The status of Harry Reid’s controversial online poker playing bill remains up in the air. According to the Las Vegas Sun, Senate Majority Leader Harry Reid (D-Nev.) had made a decision to not further push the legislation because there were concerns that he simply couldn’t get it passed.
Late Wednesday, however, Reid’s office denied that story claiming that Reid was still trying to get the legislation passed during this lame duck session of Congress.
Many say that an online poker bill would never get passed by the incoming new congress due to an influx of new Republicans. Republicans have generally opposed online poker playing, with three key republications writing in a letter last week that lawmakers should not “take advantage of the young, the weak and the vulnerable in the name of new revenue to cover more government spending.”
It’s believed that revenue from the bill – online poker businesses would have to pay at 20 percent tax on revenue as a licensing fee to the government – would generate nearly $300 million in tax revenue each year.
Reid and his staff believe that the only way they can get the legislation through before congress adjourns for the year is to attach the legislation to “must pass” legislation and many believe it would be the new tax cut bill that was recently worked out by the White House.

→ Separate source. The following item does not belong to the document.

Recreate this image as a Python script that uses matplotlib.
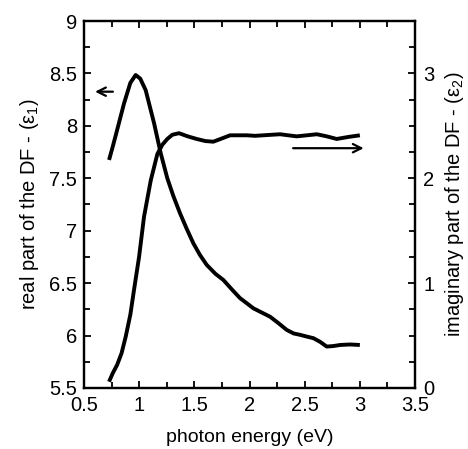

Online poker is a nearly $4.9 billion industry worldwide, with United States players contributing to about a third of that total, though it is currently illegal for online poker companies to operate in the U.S.
According to the Wall Street Journal, John Pappas, executive director of the Poker Players’ Alliance, said spirits are still high and positive about passage of a bill. “Until Congress adjourns I am not saying it’s dead,” said Pappas.